For children and young people, sharing imaginary stories with a safe and attuned adult creates a new way to feel seen and heard. The shared process of creative storytelling develops shared meaning-making, creates space for children to become connected to and communicate their identity and needs in their own way, on their own terms.

Learning to listen differently
I suggest we need to begin by reflecting on the power dynamics that exist between adults and children, and how we create safety as well as help children feel safe within those dynamics.

There is a historic and widespread construction of children as a developmentally incomplete, not yet competent to bear all available knowledge or be active social agents in their immediate or wider environments. This leads to tokenistic ways to get children’s “input” without truly listening to their voices, and children notice and internalise their devalued role in the structure.

However, when children and young people actively find their own way to speak out, adults often see this non-normative communication as rebellious, and shut down their voices to focus on managing behaviours. Some children and young people respond by adopting louder approaches, while others withdraw from participating.

Establishing safe communication
Another consideration is that children and young people who have experienced trauma may often associate exercising their voice with unsafe experiences. Some may have been repeatedly and aggressively silenced, while some might see silence as a retreat to safety. Listening to and respecting what they communicate in silence is just as important as listening to their words.

To hear children and young people’s authentic voices, we must first create safety, by offering a space where they feel safe and empowered to put their needs forward, confident that their communication will meaningfully influence any actions that follow. Creative storytelling can hand power back to the young client and create a safe space for reflective discourse.

Listening to develop relational connection
The most prominent impact I see in children and young people from using stories therapeutically is when they make a deep connection with a story – maybe they jump out of their chair demanding more information, their eyes widen with interest, or they simply say “again” – the story connects to and frees a part of them that has been closed off.

I have learnt that when a child feels this connection to an existing story, or brings you their own, to listen and listen deeply. Stay with the child through the process of meeting parts of themselves, and give it time. If they want to explore a certain scene or character creation more, let them. There is no one way to tell a story. Allow the child the creative freedom and time to find and express their own meaning.

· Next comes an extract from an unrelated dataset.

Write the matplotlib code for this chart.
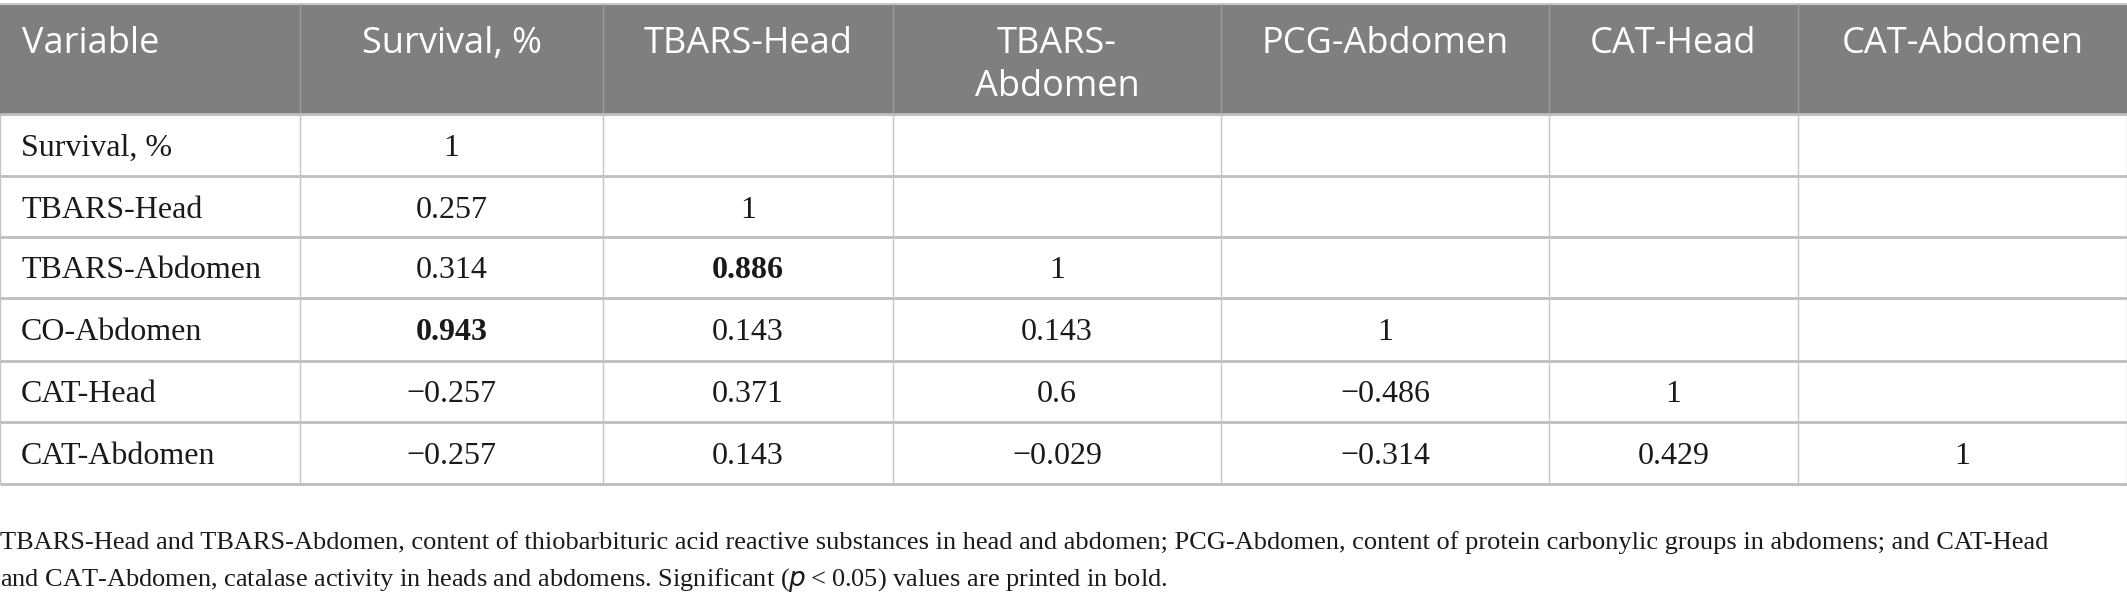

When invited, we can help children find meaning, weave narratives together, and explore pathways out of difficult situations. We can sit together in all the feelings: disappointment, fear, anger, surprise, joy… Doing this teaches us so much about what they need for regulation, where they feel safest, what their hopes for the future are, and their strongest preferred ways to communicate.

To truly promote that connection as a therapeutic specialist, we must listen and learn. Travel with them, be by their side, sit in the darkness, find the courage to go and meet the monsters, touch noses with the fox, explore the chaos, and soar through the air on the eagle’s back. Listen to their stories and listen again.

Stories are a powerful therapeutic tool that open a unique window to the inner and outer worlds of children and young people. Stories facilitate greater connection to self and to others, and open up new means of self-expression and meaning making. Active listening and sharing those stories can create real change for children and young people past tokenistic input, and give them the skills and confidence to make their voices heard in future.